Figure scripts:
· · ·

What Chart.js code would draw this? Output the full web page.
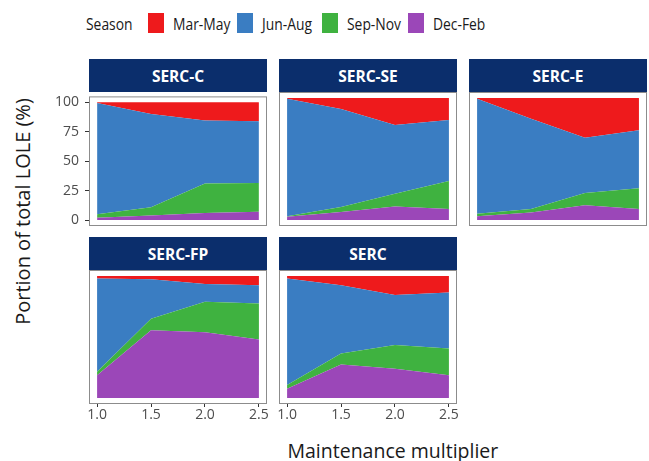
<!DOCTYPE html>
<html>
<head>
<meta charset="utf-8">
<script src="https://cdn.jsdelivr.net/npm/chart.js@4/dist/chart.umd.min.js"></script>
<style>
  html, body { margin: 0; padding: 0; background: #fff; }
  body { width: 649px; height: 461px; position: relative; overflow: hidden; font-family: "Open Sans", sans-serif; }
  .abs { position: absolute; }
  .strip { position: absolute; background: #0b2e6c; color: #fff; font-weight: bold; font-size: 15.5px;
           display: flex; align-items: center; justify-content: center; }
  .legend-text { position: absolute; font-size: 16.5px; color: #1a1a1a; line-height: 20px;
                 white-space: nowrap; transform: scaleX(0.84); transform-origin: left center; }
  .swatch { position: absolute; width: 16px; height: 20px; }
  .axis-title { position: absolute; color: #1a1a1a; white-space: nowrap; }
</style>
</head>
<body>
<script>
'use strict';

// x values and tick labels
const multipliers = [1.0, 1.5, 2.0, 2.5];
const yTickValues = [0, 25, 50, 75, 100];

// stack order, bottom to top
const seasons = ['Dec-Feb', 'Sep-Nov', 'Jun-Aug', 'Mar-May'];
const seasonColors = ['#9b47b8', '#3fb240', '#3a7dc2', '#ee1a1c'];
const legendOrder = ['Mar-May', 'Jun-Aug', 'Sep-Nov', 'Dec-Feb'];

// share of LOLE (%) per season, rows follow `seasons`
const sercC = [
    [2, 4, 6, 7],
    [3, 7, 25, 24.5],
    [94.5, 79, 53.5, 52.5],
    [0.5, 10, 15.5, 16]
];
const sercSE = [
    [2.5, 6.5, 11, 9],
    [0.5, 4, 10.5, 23],
    [96.5, 80.5, 56.5, 50],
    [0.5, 9, 22, 18]
];
const sercE = [
    [3, 6, 12, 9],
    [2, 3, 10, 17],
    [94.5, 74, 45.5, 47.5],
    [0.5, 17, 32.5, 26.5]
];
const sercFP = [
    [18.5, 55.5, 54, 48],
    [3, 9.5, 25, 29.5],
    [76.5, 32.5, 14.5, 15],
    [2, 2.5, 6.5, 7.5]
];
const serc = [
    [7.5, 27.5, 24, 18.5],
    [3, 9, 19.5, 22],
    [87.5, 56, 41, 46],
    [2, 7.5, 15.5, 13.5]
];

const panelNames = ['SERC-C', 'SERC-SE', 'SERC-E', 'SERC-FP', 'SERC'];
const panelData = [sercC, sercSE, sercE, sercFP, serc];

// layout
const colLeft = [89, 279, 469];
const rowTop = [92, 270];
const frameW = 178, frameH = 134, stripH = 33;
const padL = 45, padT = 10, padR = 4, padB = 26;

const tickColor = '#4d4d4d';
const tickFont = { family: 'Open Sans', size: 14 };

const framePlugin = {
    id: 'panelFrame',
    afterDraw(chart) {
        const a = chart.chartArea;
        const ctx = chart.ctx;
        ctx.save();
        ctx.strokeStyle = '#8c8c8c';
        ctx.lineWidth = 1;
        ctx.strokeRect(a.left + 0.5, a.top + 0.5, a.right - a.left - 1, a.bottom - a.top - 1);
        ctx.restore();
    }
};

function addDiv(cls, left, top, width, height, text) {
    const d = document.createElement('div');
    d.className = cls;
    d.style.left = left + 'px';
    d.style.top = top + 'px';
    if (width != null) d.style.width = width + 'px';
    if (height != null) d.style.height = height + 'px';
    if (text != null) d.textContent = text;
    document.body.appendChild(d);
    return d;
}

function makePanel(idx) {
    const col = idx % 3, row = Math.floor(idx / 3);
    const l = colLeft[col], t = rowTop[row];
    const showY = idx === 0;
    const showX = row === 1;

    addDiv('strip', l, t - stripH, frameW, stripH, panelNames[idx]);

    const canvas = document.createElement('canvas');
    canvas.className = 'abs';
    const cw = frameW + padL + padR, ch = frameH + padT + padB;
    canvas.width = cw; canvas.height = ch;
    canvas.style.left = (l - padL) + 'px';
    canvas.style.top = (t - padT) + 'px';
    canvas.style.width = cw + 'px';
    canvas.style.height = ch + 'px';
    document.body.appendChild(canvas);

    const rows = panelData[idx];
    const datasets = seasons.map((s, i) => ({
        label: s,
        data: multipliers.map((x, j) => ({ x, y: rows[i][j] })),
        backgroundColor: seasonColors[i],
        borderWidth: 0,
        pointRadius: 0,
        tension: 0,
        fill: i === 0 ? 'origin' : '-1'
    }));

    new Chart(canvas, {
        type: 'line',
        data: { datasets },
        options: {
            responsive: false,
            animation: false,
            layout: {
                autoPadding: false,
                padding: {
                    left: showY ? 0 : padL,
                    top: padT,
                    right: padR,
                    bottom: showX ? 0 : padB
                }
            },
            plugins: { legend: { display: false }, tooltip: { enabled: false } },
            scales: {
                x: {
                    type: 'linear',
                    display: showX,
                    min: 0.925,
                    max: 2.575,
                    afterBuildTicks: s => { s.ticks = multipliers.map(v => ({ value: v })); },
                    afterFit: s => { if (showX) s.height = padB; },
                    border: { display: false },
                    grid: { drawOnChartArea: false, drawTicks: true, tickLength: 3, color: '#333' },
                    ticks: {
                        color: tickColor,
                        font: tickFont,
                        padding: 0,
                        maxRotation: 0,
                        callback: v => v.toFixed(1)
                    }
                },
                y: {
                    display: showY,
                    stacked: true,
                    min: -5,
                    max: 105,
                    afterBuildTicks: s => { s.ticks = yTickValues.map(v => ({ value: v })); },
                    afterFit: s => { if (showY) s.width = padL; },
                    border: { display: false },
                    grid: { drawOnChartArea: false, drawTicks: true, tickLength: 4, color: '#333' },
                    ticks: { color: tickColor, font: tickFont, padding: 6 }
                }
            }
        },
        plugins: [framePlugin]
    });
}

// legend
addDiv('legend-text', 86, 14, null, null, 'Season');
const swatchX = [148, 237, 322, 408];
legendOrder.forEach((name, i) => {
    const sw = addDiv('swatch', swatchX[i], 13);
    sw.style.background = seasonColors[seasons.indexOf(name)];
    addDiv('legend-text', swatchX[i] + 25, 14, null, null, name);
});

for (let i = 0; i < panelNames.length; i++) makePanel(i);

// axis titles
const xt = addDiv('axis-title', 0, 437, null, null, 'Maintenance multiplier');
xt.style.fontSize = '19.5px';
xt.style.left = (393 - xt.offsetWidth / 2) + 'px';
const yt = addDiv('axis-title', 0, 0, null, null, 'Portion of total LOLE (%)');
yt.style.fontSize = '20px';
yt.style.left = (22 - yt.offsetWidth / 2) + 'px';
yt.style.top = (211 - yt.offsetHeight / 2) + 'px';
yt.style.transform = 'rotate(-90deg)';
</script>
</body>
</html>
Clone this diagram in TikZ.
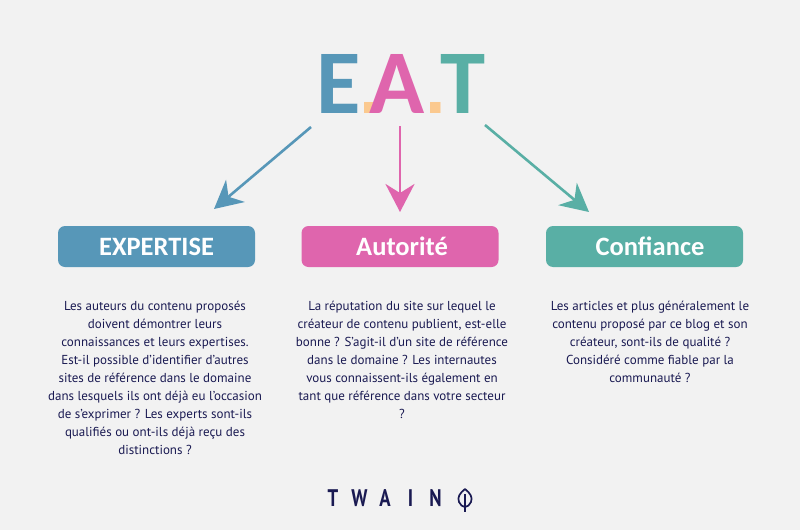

· · ·

Exercise instructions: The pictures should not be reproduced; quote all of the other material exactly.

Answer to this task:
What Chart.js code would draw this? Output the full web page.
<!DOCTYPE html>
<html>
<head>
<meta charset="utf-8">
<script src="https://cdn.jsdelivr.net/npm/chart.js@4/dist/chart.umd.min.js"></script>
<style>
  html, body { margin: 0; padding: 0; background: #fff; }
  body { width: 649px; height: 461px; position: relative; overflow: hidden; font-family: "Open Sans", sans-serif; }
  .abs { position: absolute; }
  .strip { position: absolute; background: #0b2e6c; color: #fff; font-weight: bold; font-size: 15.5px;
           display: flex; align-items: center; justify-content: center; }
  .legend-text { position: absolute; font-size: 16.5px; color: #1a1a1a; line-height: 20px;
                 white-space: nowrap; transform: scaleX(0.84); transform-origin: left center; }
  .swatch { position: absolute; width: 16px; height: 20px; }
  .axis-title { position: absolute; color: #1a1a1a; white-space: nowrap; }
</style>
</head>
<body>
<script>
'use strict';

// x values and tick labels
const multipliers = [1.0, 1.5, 2.0, 2.5];
const yTickValues = [0, 25, 50, 75, 100];

// stack order, bottom to top
const seasons = ['Dec-Feb', 'Sep-Nov', 'Jun-Aug', 'Mar-May'];
const seasonColors = ['#9b47b8', '#3fb240', '#3a7dc2', '#ee1a1c'];
const legendOrder = ['Mar-May', 'Jun-Aug', 'Sep-Nov', 'Dec-Feb'];

// share of LOLE (%) per season, rows follow `seasons`
const sercC = [
    [2, 4, 6, 7],
    [3, 7, 25, 24.5],
    [94.5, 79, 53.5, 52.5],
    [0.5, 10, 15.5, 16]
];
const sercSE = [
    [2.5, 6.5, 11, 9],
    [0.5, 4, 10.5, 23],
    [96.5, 80.5, 56.5, 50],
    [0.5, 9, 22, 18]
];
const sercE = [
    [3, 6, 12, 9],
    [2, 3, 10, 17],
    [94.5, 74, 45.5, 47.5],
    [0.5, 17, 32.5, 26.5]
];
const sercFP = [
    [18.5, 55.5, 54, 48],
    [3, 9.5, 25, 29.5],
    [76.5, 32.5, 14.5, 15],
    [2, 2.5, 6.5, 7.5]
];
const serc = [
    [7.5, 27.5, 24, 18.5],
    [3, 9, 19.5, 22],
    [87.5, 56, 41, 46],
    [2, 7.5, 15.5, 13.5]
];

const panelNames = ['SERC-C', 'SERC-SE', 'SERC-E', 'SERC-FP', 'SERC'];
const panelData = [sercC, sercSE, sercE, sercFP, serc];

// layout
const colLeft = [89, 279, 469];
const rowTop = [92, 270];
const frameW = 178, frameH = 134, stripH = 33;
const padL = 45, padT = 10, padR = 4, padB = 26;

const tickColor = '#4d4d4d';
const tickFont = { family: 'Open Sans', size: 14 };

const framePlugin = {
    id: 'panelFrame',
    afterDraw(chart) {
        const a = chart.chartArea;
        const ctx = chart.ctx;
        ctx.save();
        ctx.strokeStyle = '#8c8c8c';
        ctx.lineWidth = 1;
        ctx.strokeRect(a.left + 0.5, a.top + 0.5, a.right - a.left - 1, a.bottom - a.top - 1);
        ctx.restore();
    }
};

function addDiv(cls, left, top, width, height, text) {
    const d = document.createElement('div');
    d.className = cls;
    d.style.left = left + 'px';
    d.style.top = top + 'px';
    if (width != null) d.style.width = width + 'px';
    if (height != null) d.style.height = height + 'px';
    if (text != null) d.textContent = text;
    document.body.appendChild(d);
    return d;
}

function makePanel(idx) {
    const col = idx % 3, row = Math.floor(idx / 3);
    const l = colLeft[col], t = rowTop[row];
    const showY = idx === 0;
    const showX = row === 1;

    addDiv('strip', l, t - stripH, frameW, stripH, panelNames[idx]);

    const canvas = document.createElement('canvas');
    canvas.className = 'abs';
    const cw = frameW + padL + padR, ch = frameH + padT + padB;
    canvas.width = cw; canvas.height = ch;
    canvas.style.left = (l - padL) + 'px';
    canvas.style.top = (t - padT) + 'px';
    canvas.style.width = cw + 'px';
    canvas.style.height = ch + 'px';
    document.body.appendChild(canvas);

    const rows = panelData[idx];
    const datasets = seasons.map((s, i) => ({
        label: s,
        data: multipliers.map((x, j) => ({ x, y: rows[i][j] })),
        backgroundColor: seasonColors[i],
        borderWidth: 0,
        pointRadius: 0,
        tension: 0,
        fill: i === 0 ? 'origin' : '-1'
    }));

    new Chart(canvas, {
        type: 'line',
        data: { datasets },
        options: {
            responsive: false,
            animation: false,
            layout: {
                autoPadding: false,
                padding: {
                    left: showY ? 0 : padL,
                    top: padT,
                    right: padR,
                    bottom: showX ? 0 : padB
                }
            },
            plugins: { legend: { display: false }, tooltip: { enabled: false } },
            scales: {
                x: {
                    type: 'linear',
                    display: showX,
                    min: 0.925,
                    max: 2.575,
                    afterBuildTicks: s => { s.ticks = multipliers.map(v => ({ value: v })); },
                    afterFit: s => { if (showX) s.height = padB; },
                    border: { display: false },
                    grid: { drawOnChartArea: false, drawTicks: true, tickLength: 3, color: '#333' },
                    ticks: {
                        color: tickColor,
                        font: tickFont,
                        padding: 0,
                        maxRotation: 0,
                        callback: v => v.toFixed(1)
                    }
                },
                y: {
                    display: showY,
                    stacked: true,
                    min: -5,
                    max: 105,
                    afterBuildTicks: s => { s.ticks = yTickValues.map(v => ({ value: v })); },
                    afterFit: s => { if (showY) s.width = padL; },
                    border: { display: false },
                    grid: { drawOnChartArea: false, drawTicks: true, tickLength: 4, color: '#333' },
                    ticks: { color: tickColor, font: tickFont, padding: 6 }
                }
            }
        },
        plugins: [framePlugin]
    });
}

// legend
addDiv('legend-text', 86, 14, null, null, 'Season');
const swatchX = [148, 237, 322, 408];
legendOrder.forEach((name, i) => {
    const sw = addDiv('swatch', swatchX[i], 13);
    sw.style.background = seasonColors[seasons.indexOf(name)];
    addDiv('legend-text', swatchX[i] + 25, 14, null, null, name);
});

for (let i = 0; i < panelNames.length; i++) makePanel(i);

// axis titles
const xt = addDiv('axis-title', 0, 437, null, null, 'Maintenance multiplier');
xt.style.fontSize = '19.5px';
xt.style.left = (393 - xt.offsetWidth / 2) + 'px';
const yt = addDiv('axis-title', 0, 0, null, null, 'Portion of total LOLE (%)');
yt.style.fontSize = '20px';
yt.style.left = (22 - yt.offsetWidth / 2) + 'px';
yt.style.top = (211 - yt.offsetHeight / 2) + 'px';
yt.style.transform = 'rotate(-90deg)';
</script>
</body>
</html>
Clone this diagram in TikZ.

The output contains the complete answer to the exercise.